REQUIREMENT: Only the lines from the one containing "Emit a Python" through the one containing "y_start = y_ticks[-1] - (H - TOP) / PX_UNIT" belong in the answer; copy them exactly and leave out pictures.

### SOURCE MATERIAL

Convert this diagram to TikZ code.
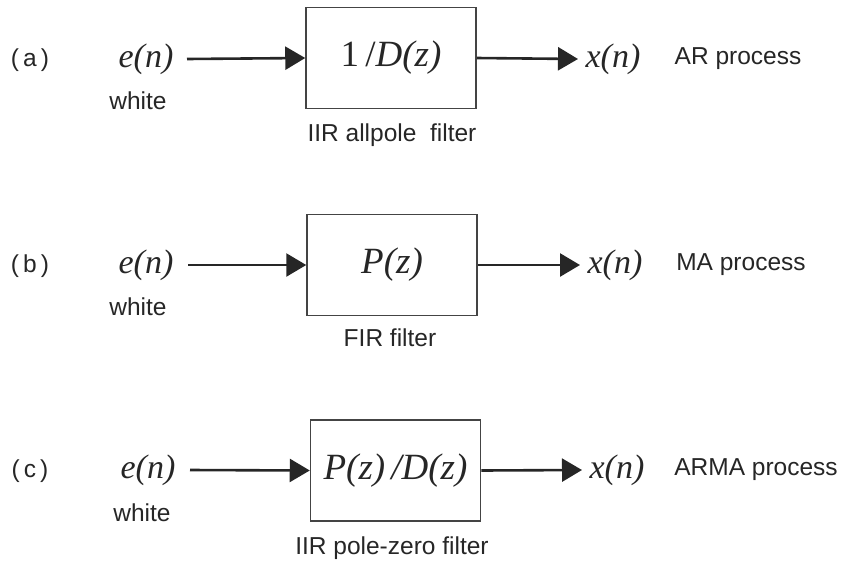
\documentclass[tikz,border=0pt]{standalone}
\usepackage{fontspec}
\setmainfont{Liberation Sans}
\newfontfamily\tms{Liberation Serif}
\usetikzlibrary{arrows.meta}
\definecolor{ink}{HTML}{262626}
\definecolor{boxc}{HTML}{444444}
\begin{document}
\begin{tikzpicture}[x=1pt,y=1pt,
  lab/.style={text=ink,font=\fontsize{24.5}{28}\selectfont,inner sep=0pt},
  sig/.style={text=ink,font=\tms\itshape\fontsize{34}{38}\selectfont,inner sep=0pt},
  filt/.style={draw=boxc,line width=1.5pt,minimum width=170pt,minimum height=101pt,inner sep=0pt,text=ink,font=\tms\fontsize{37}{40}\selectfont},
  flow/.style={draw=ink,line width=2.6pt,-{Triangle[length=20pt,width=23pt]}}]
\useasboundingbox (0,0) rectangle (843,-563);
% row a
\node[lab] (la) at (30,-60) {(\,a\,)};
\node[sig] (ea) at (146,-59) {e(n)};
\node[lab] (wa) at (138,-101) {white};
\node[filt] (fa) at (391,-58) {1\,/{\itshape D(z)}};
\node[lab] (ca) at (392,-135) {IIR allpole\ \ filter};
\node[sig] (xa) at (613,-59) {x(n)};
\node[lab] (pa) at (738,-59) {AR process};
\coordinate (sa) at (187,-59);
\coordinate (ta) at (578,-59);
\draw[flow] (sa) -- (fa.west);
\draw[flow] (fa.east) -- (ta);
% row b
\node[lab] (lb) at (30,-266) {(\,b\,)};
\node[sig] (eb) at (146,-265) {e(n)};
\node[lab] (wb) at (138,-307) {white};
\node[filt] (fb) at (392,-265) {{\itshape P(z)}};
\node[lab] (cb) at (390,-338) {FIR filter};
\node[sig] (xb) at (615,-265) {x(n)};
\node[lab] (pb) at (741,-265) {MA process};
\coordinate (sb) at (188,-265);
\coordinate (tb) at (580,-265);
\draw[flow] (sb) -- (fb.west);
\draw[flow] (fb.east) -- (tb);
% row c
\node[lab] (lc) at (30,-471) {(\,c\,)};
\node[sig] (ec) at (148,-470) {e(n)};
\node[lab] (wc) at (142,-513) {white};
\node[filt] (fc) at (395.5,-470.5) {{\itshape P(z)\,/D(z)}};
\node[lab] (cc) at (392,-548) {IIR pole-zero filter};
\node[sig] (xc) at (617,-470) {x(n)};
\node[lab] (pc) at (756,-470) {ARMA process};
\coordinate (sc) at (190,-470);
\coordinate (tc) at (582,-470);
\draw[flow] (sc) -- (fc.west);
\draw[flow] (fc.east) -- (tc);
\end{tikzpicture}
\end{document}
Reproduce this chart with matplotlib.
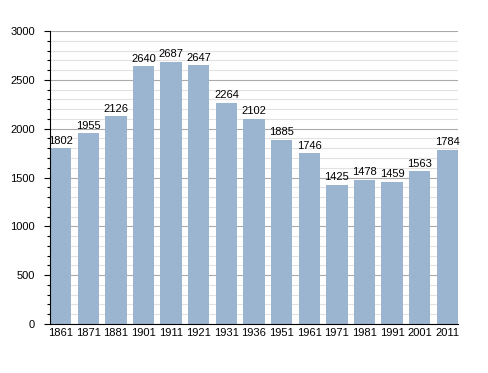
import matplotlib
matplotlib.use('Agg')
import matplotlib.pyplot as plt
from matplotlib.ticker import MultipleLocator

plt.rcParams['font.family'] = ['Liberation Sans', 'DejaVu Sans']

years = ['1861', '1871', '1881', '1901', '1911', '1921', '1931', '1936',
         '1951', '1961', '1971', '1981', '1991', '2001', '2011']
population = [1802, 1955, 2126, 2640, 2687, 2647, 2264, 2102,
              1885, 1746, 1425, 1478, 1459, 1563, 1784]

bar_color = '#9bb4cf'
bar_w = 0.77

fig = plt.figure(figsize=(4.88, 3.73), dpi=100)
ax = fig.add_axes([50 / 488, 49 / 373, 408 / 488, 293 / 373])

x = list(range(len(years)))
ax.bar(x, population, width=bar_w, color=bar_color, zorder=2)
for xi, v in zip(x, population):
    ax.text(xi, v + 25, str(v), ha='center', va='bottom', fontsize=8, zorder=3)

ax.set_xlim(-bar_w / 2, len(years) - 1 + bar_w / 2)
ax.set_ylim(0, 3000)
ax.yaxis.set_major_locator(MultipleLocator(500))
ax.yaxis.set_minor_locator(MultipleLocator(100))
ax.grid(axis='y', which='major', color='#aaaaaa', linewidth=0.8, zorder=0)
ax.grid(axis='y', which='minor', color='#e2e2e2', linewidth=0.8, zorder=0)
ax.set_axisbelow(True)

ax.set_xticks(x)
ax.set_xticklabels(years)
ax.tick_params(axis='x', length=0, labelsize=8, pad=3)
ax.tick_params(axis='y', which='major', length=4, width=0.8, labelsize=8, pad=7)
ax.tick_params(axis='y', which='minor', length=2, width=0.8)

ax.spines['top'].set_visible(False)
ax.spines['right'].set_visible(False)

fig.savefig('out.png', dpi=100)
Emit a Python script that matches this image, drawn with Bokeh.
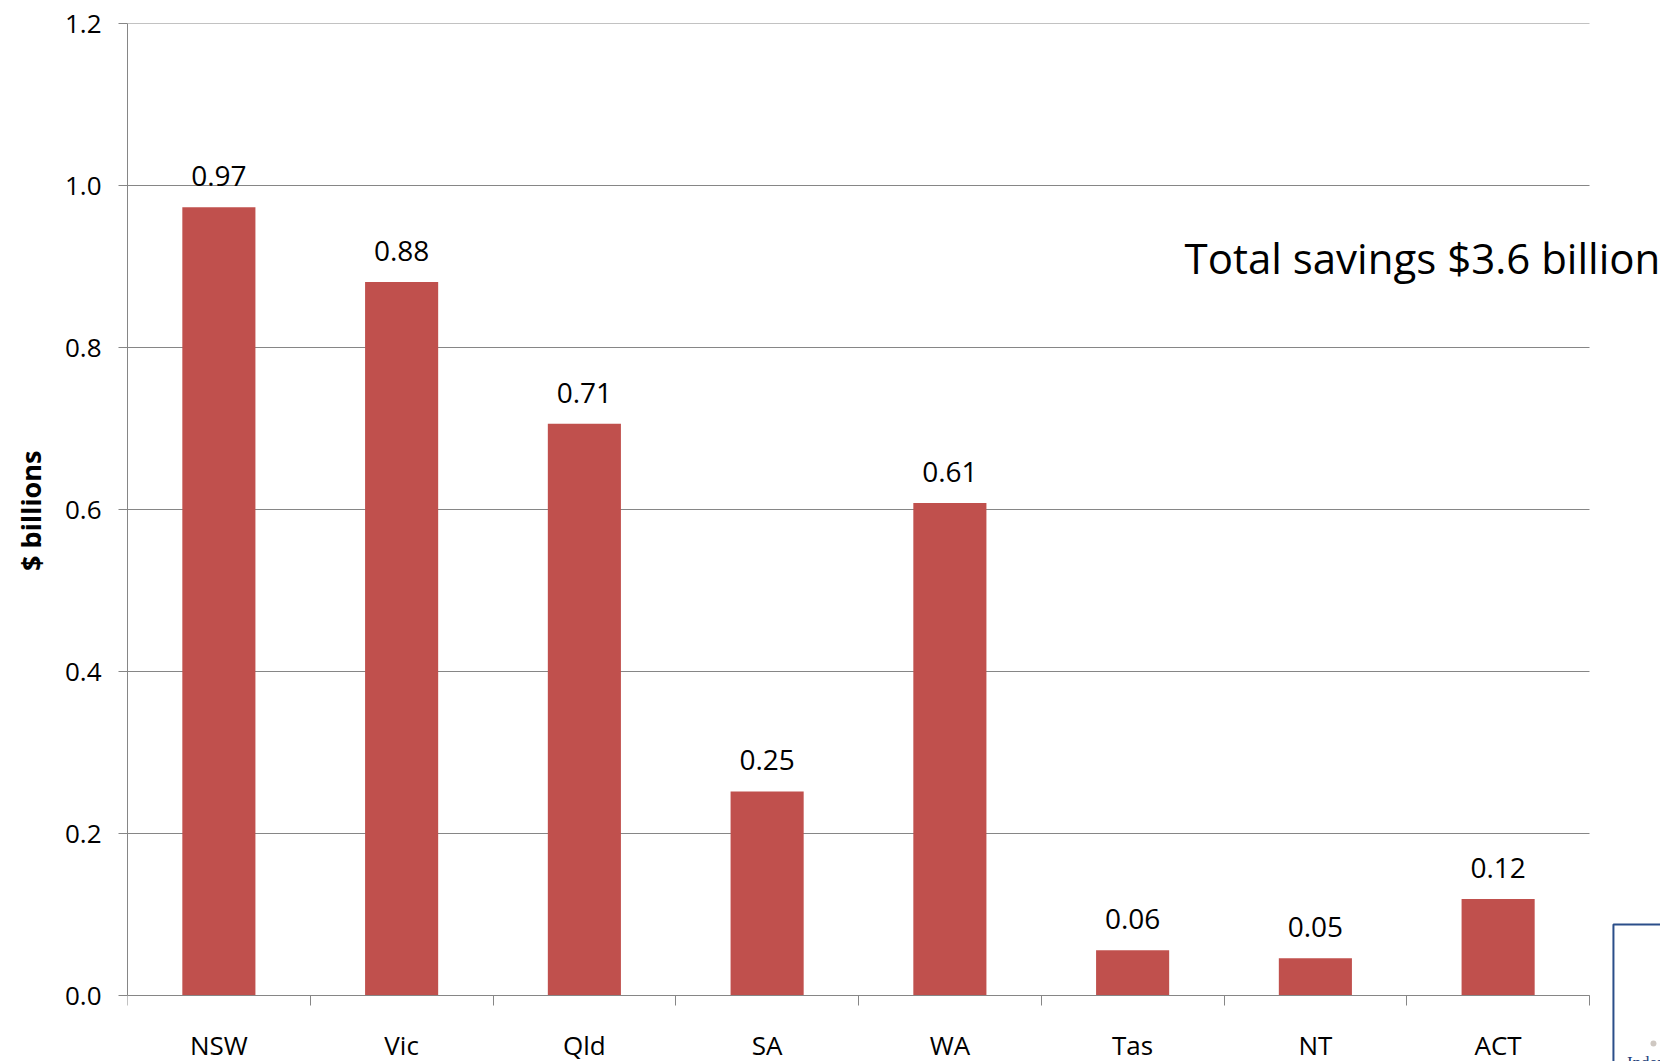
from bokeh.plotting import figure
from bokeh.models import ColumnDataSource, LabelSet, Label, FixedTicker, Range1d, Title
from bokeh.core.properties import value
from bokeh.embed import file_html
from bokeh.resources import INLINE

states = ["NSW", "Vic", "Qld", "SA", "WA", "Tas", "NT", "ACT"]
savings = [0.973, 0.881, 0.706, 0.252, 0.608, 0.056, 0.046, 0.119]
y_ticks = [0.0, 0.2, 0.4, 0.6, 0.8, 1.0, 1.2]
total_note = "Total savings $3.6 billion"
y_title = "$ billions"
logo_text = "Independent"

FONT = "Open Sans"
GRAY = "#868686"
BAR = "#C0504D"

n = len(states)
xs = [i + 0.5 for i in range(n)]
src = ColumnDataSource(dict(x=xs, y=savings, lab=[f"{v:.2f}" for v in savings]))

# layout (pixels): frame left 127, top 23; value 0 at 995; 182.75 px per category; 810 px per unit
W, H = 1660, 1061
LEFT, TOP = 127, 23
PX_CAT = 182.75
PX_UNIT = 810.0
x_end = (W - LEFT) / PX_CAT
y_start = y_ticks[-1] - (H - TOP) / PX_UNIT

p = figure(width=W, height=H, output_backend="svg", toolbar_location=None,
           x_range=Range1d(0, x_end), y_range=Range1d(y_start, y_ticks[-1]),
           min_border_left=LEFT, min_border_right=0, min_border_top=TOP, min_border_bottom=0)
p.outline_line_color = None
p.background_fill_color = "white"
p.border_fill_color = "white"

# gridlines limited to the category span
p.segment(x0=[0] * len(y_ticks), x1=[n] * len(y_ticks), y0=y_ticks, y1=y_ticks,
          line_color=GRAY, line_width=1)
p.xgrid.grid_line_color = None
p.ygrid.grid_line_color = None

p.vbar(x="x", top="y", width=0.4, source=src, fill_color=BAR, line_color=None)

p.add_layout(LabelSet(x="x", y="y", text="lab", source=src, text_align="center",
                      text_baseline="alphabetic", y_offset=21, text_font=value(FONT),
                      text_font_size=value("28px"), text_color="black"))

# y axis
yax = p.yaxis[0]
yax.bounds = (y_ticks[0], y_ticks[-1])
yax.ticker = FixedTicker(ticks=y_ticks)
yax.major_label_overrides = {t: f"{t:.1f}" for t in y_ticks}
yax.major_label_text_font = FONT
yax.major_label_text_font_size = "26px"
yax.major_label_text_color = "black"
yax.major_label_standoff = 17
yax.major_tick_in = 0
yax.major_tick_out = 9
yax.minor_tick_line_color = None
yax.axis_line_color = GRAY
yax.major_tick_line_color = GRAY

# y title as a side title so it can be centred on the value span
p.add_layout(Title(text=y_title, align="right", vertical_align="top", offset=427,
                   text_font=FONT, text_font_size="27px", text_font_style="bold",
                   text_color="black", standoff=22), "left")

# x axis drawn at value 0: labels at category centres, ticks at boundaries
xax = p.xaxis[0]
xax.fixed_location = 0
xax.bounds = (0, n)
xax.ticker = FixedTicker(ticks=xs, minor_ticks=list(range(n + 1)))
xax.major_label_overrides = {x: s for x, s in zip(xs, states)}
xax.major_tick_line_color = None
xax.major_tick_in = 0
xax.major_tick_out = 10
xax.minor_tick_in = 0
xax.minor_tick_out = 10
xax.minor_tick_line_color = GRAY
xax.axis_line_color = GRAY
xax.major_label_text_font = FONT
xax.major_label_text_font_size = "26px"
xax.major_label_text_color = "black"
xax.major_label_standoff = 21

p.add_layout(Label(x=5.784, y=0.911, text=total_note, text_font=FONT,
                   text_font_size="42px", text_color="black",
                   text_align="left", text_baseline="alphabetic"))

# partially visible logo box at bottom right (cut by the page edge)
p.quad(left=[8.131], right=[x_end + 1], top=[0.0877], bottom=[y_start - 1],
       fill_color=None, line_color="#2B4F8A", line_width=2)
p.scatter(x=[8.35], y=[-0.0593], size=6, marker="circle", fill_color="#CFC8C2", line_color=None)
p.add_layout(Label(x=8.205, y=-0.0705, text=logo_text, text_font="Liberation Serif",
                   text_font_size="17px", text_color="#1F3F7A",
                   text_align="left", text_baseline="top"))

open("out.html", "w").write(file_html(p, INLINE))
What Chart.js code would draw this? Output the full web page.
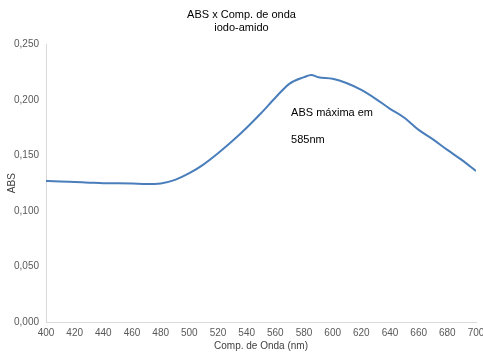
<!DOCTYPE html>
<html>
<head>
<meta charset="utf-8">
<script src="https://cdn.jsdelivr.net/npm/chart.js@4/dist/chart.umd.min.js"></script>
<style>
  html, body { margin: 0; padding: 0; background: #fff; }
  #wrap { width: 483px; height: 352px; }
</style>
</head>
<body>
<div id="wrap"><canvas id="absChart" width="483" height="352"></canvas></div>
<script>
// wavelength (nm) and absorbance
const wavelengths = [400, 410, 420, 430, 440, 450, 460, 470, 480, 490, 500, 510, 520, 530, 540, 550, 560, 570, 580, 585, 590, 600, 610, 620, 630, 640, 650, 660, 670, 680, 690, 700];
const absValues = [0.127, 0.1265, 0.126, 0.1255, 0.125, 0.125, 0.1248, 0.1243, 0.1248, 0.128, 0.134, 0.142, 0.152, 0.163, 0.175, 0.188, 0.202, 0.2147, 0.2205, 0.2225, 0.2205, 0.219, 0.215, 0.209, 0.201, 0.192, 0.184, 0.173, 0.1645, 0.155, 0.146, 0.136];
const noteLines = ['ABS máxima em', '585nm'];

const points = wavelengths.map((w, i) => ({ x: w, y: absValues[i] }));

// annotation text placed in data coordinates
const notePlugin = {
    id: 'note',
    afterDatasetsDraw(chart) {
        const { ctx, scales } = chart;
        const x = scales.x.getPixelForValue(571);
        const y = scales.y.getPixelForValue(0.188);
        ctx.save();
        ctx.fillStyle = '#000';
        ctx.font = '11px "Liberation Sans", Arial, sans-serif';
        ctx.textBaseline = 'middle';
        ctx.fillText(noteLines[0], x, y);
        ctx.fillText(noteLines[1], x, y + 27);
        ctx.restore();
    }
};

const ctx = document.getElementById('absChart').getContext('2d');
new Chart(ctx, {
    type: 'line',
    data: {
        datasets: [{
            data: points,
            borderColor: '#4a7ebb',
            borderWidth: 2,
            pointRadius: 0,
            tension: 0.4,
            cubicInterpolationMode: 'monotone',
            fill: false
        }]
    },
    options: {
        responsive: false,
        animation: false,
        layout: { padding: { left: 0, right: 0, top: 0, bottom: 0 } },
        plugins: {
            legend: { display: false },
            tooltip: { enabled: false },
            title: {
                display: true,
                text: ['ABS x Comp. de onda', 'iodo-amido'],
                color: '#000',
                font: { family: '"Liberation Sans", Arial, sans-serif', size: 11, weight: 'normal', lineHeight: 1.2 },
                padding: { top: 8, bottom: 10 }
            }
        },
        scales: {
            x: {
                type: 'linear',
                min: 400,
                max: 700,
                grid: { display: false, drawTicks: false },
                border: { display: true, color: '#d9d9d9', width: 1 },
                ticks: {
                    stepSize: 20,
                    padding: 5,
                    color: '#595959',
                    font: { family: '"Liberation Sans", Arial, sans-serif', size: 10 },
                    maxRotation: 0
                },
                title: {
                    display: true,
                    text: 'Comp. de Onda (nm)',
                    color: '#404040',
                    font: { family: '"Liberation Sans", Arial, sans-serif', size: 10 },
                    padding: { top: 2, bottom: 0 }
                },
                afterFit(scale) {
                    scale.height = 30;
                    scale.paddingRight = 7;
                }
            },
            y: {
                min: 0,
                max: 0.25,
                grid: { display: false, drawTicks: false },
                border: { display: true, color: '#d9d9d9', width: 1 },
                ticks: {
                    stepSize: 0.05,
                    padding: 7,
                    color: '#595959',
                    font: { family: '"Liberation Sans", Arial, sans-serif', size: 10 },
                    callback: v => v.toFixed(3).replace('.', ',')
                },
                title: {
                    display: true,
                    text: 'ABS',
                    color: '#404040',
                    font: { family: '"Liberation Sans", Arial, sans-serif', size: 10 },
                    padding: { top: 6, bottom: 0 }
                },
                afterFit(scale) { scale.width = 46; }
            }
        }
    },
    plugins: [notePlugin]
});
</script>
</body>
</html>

######

EXERCISE OUTPUT:
Emit a Python script that matches this image, drawn with Bokeh.
from bokeh.plotting import figure
from bokeh.models import ColumnDataSource, LabelSet, Label, FixedTicker, Range1d, Title
from bokeh.core.properties import value
from bokeh.embed import file_html
from bokeh.resources import INLINE

states = ["NSW", "Vic", "Qld", "SA", "WA", "Tas", "NT", "ACT"]
savings = [0.973, 0.881, 0.706, 0.252, 0.608, 0.056, 0.046, 0.119]
y_ticks = [0.0, 0.2, 0.4, 0.6, 0.8, 1.0, 1.2]
total_note = "Total savings $3.6 billion"
y_title = "$ billions"
logo_text = "Independent"

FONT = "Open Sans"
GRAY = "#868686"
BAR = "#C0504D"

n = len(states)
xs = [i + 0.5 for i in range(n)]
src = ColumnDataSource(dict(x=xs, y=savings, lab=[f"{v:.2f}" for v in savings]))

# layout (pixels): frame left 127, top 23; value 0 at 995; 182.75 px per category; 810 px per unit
W, H = 1660, 1061
LEFT, TOP = 127, 23
PX_CAT = 182.75
PX_UNIT = 810.0
x_end = (W - LEFT) / PX_CAT
y_start = y_ticks[-1] - (H - TOP) / PX_UNIT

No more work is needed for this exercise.